Imran has called for the Department for Education to abandon its national teacher census and replace it with a regional assessment of teacher needs, alongside allocating additional funding to recruit teachers in schools with a history of high teacher vacancies.

Under the current teacher census, the Department for Education conducts a review of teacher vacancies at a national level and uses this information to identify which subject areas face a shortage nationally. This information is then used to determine which subjects attract a bursary of up to £30,000 offered to trainee teachers.

However as it is only conducted at a national level, the census and national assessment only seeks to help increase the number of teachers in subjects where there is a national shortage. This then creates difficulties for schools in some areas to recruit teachers but not a national shortage as they do not receive the same incentives as other subjects and are not guaranteed to attract trainee teachers due to additional regional factors.

However following his meeting with the Minister for Schools, Imran has called for the Government to scrap their national assessment and replace it with a regional assessment to better tailor recruitment strategies to the needs of that region. This would also include changes to the teacher training bursary to a model where the bursary varies according to the subject needs in the area in which the trainee teacher wishes to train.

Through this model, Imran seeks for the system to specifically attract trainee teachers to regions where there are shortages of teachers in their subject areas, and he backs up this intention with evidence that shows trainee teachers tend to remain in the region where they trained, and the recent report from the National Audit Office (NAO) which stated that the Department for Education needs to better understand local and regional issues.

Alongside his call to overhaul the annual teacher census, Imran has also spoken in Parliament calling for the Government to use its decision to change the School Funding Formula to include a separate factor focused on teacher recruitment and retention rates. This new factor would grant increased levels of funding to schools with a history of poor teacher recruitment and retention to enable them to offer greater pay and benefits for teachers in order to attract new and existing teachers.

Speaking on teacher recruitment and retention, Imran said:

“Teachers play a phenomenal part in the overall education of our children so the difficulty in recruiting and retaining teachers in schools undoubtedly holds back progress in increasing children’s educational attaining. If we are to properly address poor levels of educational attainment we therefore need to look at much better ways of recruiting and retaining teachers.

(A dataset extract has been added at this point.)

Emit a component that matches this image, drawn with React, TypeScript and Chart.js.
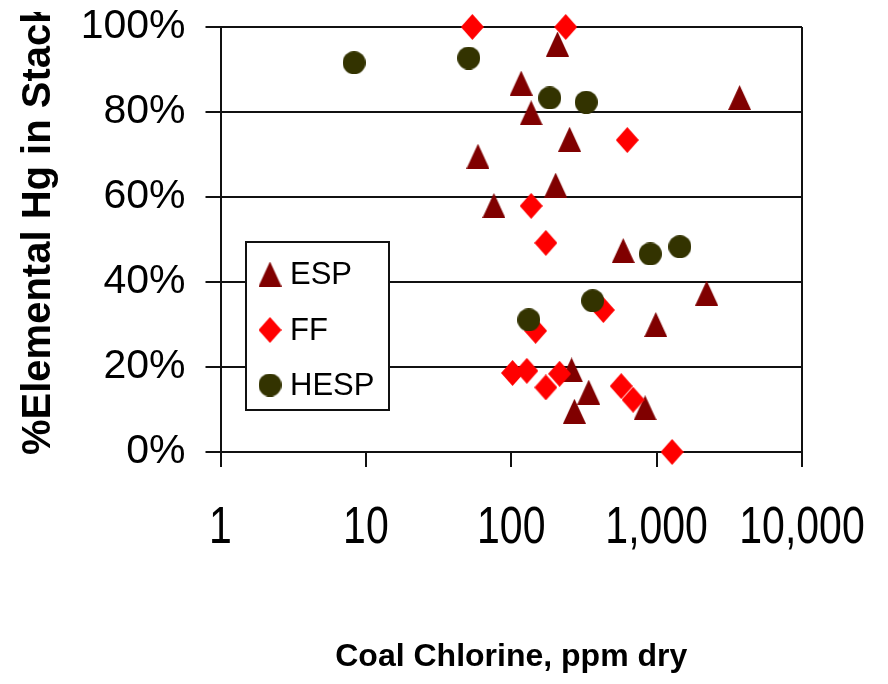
import React, { useEffect, useRef } from "react";
import { Chart, registerables } from "chart.js";

Chart.register(...registerables);

// ---------- data ----------
const seriesNames = ["ESP", "FF", "HESP"];
const seriesColors = ["#800000", "#ff0000", "#333300"];

const espChlorine = [208, 117, 137, 3720, 252, 59, 202, 76, 589, 2208, 987, 260, 341, 833, 272];
const espElemental = [96.0, 86.8, 79.8, 83.4, 73.6, 69.6, 62.8, 58.0, 47.4, 37.4, 30.0, 19.3, 14.1, 10.4, 9.6];

const ffChlorine = [54, 237, 628, 137, 173, 430, 147, 102, 128, 215, 173, 571, 689, 1278];
const ffElemental = [100, 100, 73.4, 57.9, 49.2, 33.4, 28.5, 18.6, 19.1, 18.4, 15.2, 15.5, 12.3, 0];

const hespChlorine = [8.3, 51, 184, 328, 904, 1445, 363, 132];
const hespElemental = [91.6, 92.7, 83.3, 82.3, 46.6, 48.3, 35.6, 31.1];

const xTickValues = [1, 10, 100, 1000, 10000];
const xTickLabels = ["1", "10", "100", "1,000", "10,000"];
const yTickValues = [0, 20, 40, 60, 80, 100];
const yTickLabels = ["0%", "20%", "40%", "60%", "80%", "100%"];

const xTitle = "Coal Chlorine, ppm dry";
const yTitle = "%Elemental Hg in Stack";

// ---------- helpers ----------
function makeMarker(shape: string, color: string, w: number, h: number): HTMLCanvasElement {
  const c = document.createElement("canvas");
  c.width = w;
  c.height = h;
  const g = c.getContext("2d")!;
  g.fillStyle = color;
  g.beginPath();
  if (shape === "triangle") {
    g.moveTo(w / 2, 0);
    g.lineTo(w, h);
    g.lineTo(0, h);
  } else if (shape === "diamond") {
    g.moveTo(w / 2, 0);
    g.lineTo(w, h / 2);
    g.lineTo(w / 2, h);
    g.lineTo(0, h / 2);
  } else {
    g.ellipse(w / 2, h / 2, w / 2, h / 2, 0, 0, Math.PI * 2);
  }
  g.closePath();
  g.fill();
  return c;
}

const BASE_FONT = "'Liberation Sans', Arial, sans-serif";
const X_TICK_SIZE = 41;
const X_TICK_PAD = 41;
const X_TICK_LEN = 15;
const X_LABEL_STRETCH = 1.26;

const pairs = (xs: number[], ys: number[]) => xs.map((x, i) => ({ x, y: ys[i] }));

const legendPlugin = {
  id: "boxLegend",
  afterDatasetsDraw(chart: any) {
    const ctx = chart.ctx as CanvasRenderingContext2D;
    const left = 246, top = 242, w = 143, h = 168;
    ctx.save();
    ctx.fillStyle = "#ffffff";
    ctx.fillRect(left, top, w, h);
    ctx.strokeStyle = "#111";
    ctx.lineWidth = 2;
    ctx.strokeRect(left, top, w, h);
    const rows = [274, 330, 385];
    ctx.font = `31px ${BASE_FONT}`;
    ctx.textBaseline = "middle";
    ctx.textAlign = "left";
    ctx.fillStyle = "#000";
    chart.data.datasets.forEach((ds: any, i: number) => {
      const img = ds.pointStyle as HTMLCanvasElement;
      const cy = rows[i];
      ctx.drawImage(img, 270 - img.width / 2, cy - img.height / 2);
      ctx.fillText(ds.label, 290, cy + 1);
    });
    ctx.restore();
  },
};

const yTitlePlugin = {
  id: "yTitle",
  afterDraw(chart: any) {
    const ctx = chart.ctx as CanvasRenderingContext2D;
    ctx.save();
    ctx.beginPath();
    ctx.rect(0, 12, 200, 684);
    ctx.clip();
    ctx.translate(50, 455);
    ctx.rotate(-Math.PI / 2);
    ctx.font = `bold 40px ${BASE_FONT}`;
    ctx.textAlign = "left";
    ctx.textBaseline = "alphabetic";
    ctx.fillStyle = "#000";
    ctx.fillText(yTitle, 0, 0);
    ctx.restore();
  },
};

export default function App() {
  const ref = useRef<HTMLCanvasElement | null>(null);

  useEffect(() => {
    document.body.style.margin = "0";
    const canvas = ref.current!;
    const markers = [
      makeMarker("triangle", seriesColors[0], 23, 25),
      makeMarker("diamond", seriesColors[1], 23, 26),
      makeMarker("circle", seriesColors[2], 23, 23),
    ];

    const chart = new Chart(canvas, {
      type: "scatter",
      data: {
        datasets: [
          { label: seriesNames[0], data: pairs(espChlorine, espElemental), pointStyle: markers[0] as any, backgroundColor: seriesColors[0], order: 2, clip: false as any },
          { label: seriesNames[1], data: pairs(ffChlorine, ffElemental), pointStyle: markers[1] as any, backgroundColor: seriesColors[1], order: 1, clip: false as any },
          { label: seriesNames[2], data: pairs(hespChlorine, hespElemental), pointStyle: markers[2] as any, backgroundColor: seriesColors[2], order: 0, clip: false as any },
        ],
      },
      options: {
        animation: false,
        responsive: false,
        events: [],
        layout: { padding: { top: 27, right: 86, left: 0, bottom: 0 } },
        plugins: {
          legend: { display: false },
          tooltip: { enabled: false },
        },
        scales: {
          x: {
            type: "logarithmic",
            min: 1,
            max: 10000,
            afterBuildTicks(scale: any) {
              scale.ticks = xTickValues.map((v) => ({ value: v }));
            },
            afterFit(scale: any) {
              scale.height = 232;
              scale.paddingLeft = 0;
              scale.paddingRight = 0;
              scale.paddingTop = 0;
              scale.paddingBottom = 0;
              if (!scale.__stretched) {
                scale.__stretched = true;
                const orig = scale.drawLabels;
                scale.drawLabels = function (area: any) {
                  const ctx = this.ctx as CanvasRenderingContext2D;
                  const cy = this.top + X_TICK_LEN + X_TICK_PAD + X_TICK_SIZE / 2;
                  ctx.save();
                  ctx.translate(0, cy);
                  ctx.scale(1, X_LABEL_STRETCH);
                  ctx.translate(0, -cy);
                  orig.call(this, area);
                  ctx.restore();
                };
              }
            },
            ticks: {
              autoSkip: false,
              maxRotation: 0,
              minRotation: 0,
              padding: X_TICK_PAD,
              color: "#000",
              font: { family: BASE_FONT, size: X_TICK_SIZE, lineHeight: 1 },
              callback: (_v: any, i: number) => xTickLabels[i],
            },
            grid: {
              drawOnChartArea: true,
              color: (c: any) => (c.tick && c.tick.value === 10000 ? "#111" : "rgba(0,0,0,0)"),
              tickColor: "#111",
              tickLength: X_TICK_LEN,
              lineWidth: 2,
            },
            border: { display: true, color: "#111", width: 2 },
            title: {
              display: true,
              text: xTitle,
              color: "#000",
              font: { family: BASE_FONT, size: 32, weight: "bold", lineHeight: 1.2 },
              padding: { top: 0, bottom: 8 },
            },
          },
          y: {
            type: "linear",
            min: 0,
            max: 100,
            afterBuildTicks(scale: any) {
              scale.ticks = yTickValues.map((v) => ({ value: v }));
            },
            afterFit(scale: any) {
              scale.width = 220.5;
              scale.paddingLeft = 0;
              scale.paddingRight = 0;
              scale.paddingTop = 0;
              scale.paddingBottom = 0;
            },
            ticks: {
              padding: 20,
              color: "#000",
              font: { family: BASE_FONT, size: 41, lineHeight: 1 },
              callback: (_v: any, i: number) => yTickLabels[i],
            },
            grid: {
              color: "#111",
              tickColor: "#111",
              tickLength: 15,
              lineWidth: 2,
            },
            border: { display: true, color: "#111", width: 2 },
          },
        },
      },
      plugins: [legendPlugin, yTitlePlugin],
    });

    return () => chart.destroy();
  }, []);

  return (
    <div style={{ position: "absolute", left: 0, top: 0, width: 888, height: 684, background: "#fff" }}>
      <canvas ref={ref} width={888} height={684} style={{ display: "block" }} />
    </div>
  );
}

“As has been shown by the reports from the National Audit Office and Parliament’s Public Accounts Committee, it is clear that the current recruitment and retention strategy isn’t working, and that it needs overhauling in order to be effective. This failure is in part down to the overly centralised strategy that cannot deliver teachers based on local needs, as it places all of its focus on subjects where there are national shortages rather than addressing local subject shortages.

“What I therefore want to see is a rethink of the current system and change to regional assessments, in line with the Government’s localism agenda, that will enable the implementation of an approach tailored to addressing a region’s specific needs. This would also include changes to the bursary scheme that would see the bursary awarded based on where trainee teachers wish to train and which subjects are in short supply in that region.

“I also believe that the Government should look at the merits of holding the census at a time other than November as this is too early in the academic year. As a result of its timing it is too likely to produce results that are not reflective of the actual rate of vacancies as head teachers are under pressure to increase class sizes or other measures to reduce the vacancy rates and ensure that children are being taught. It is only when the census is truly reflective of needs that it will be possible to begin to adequately address them.”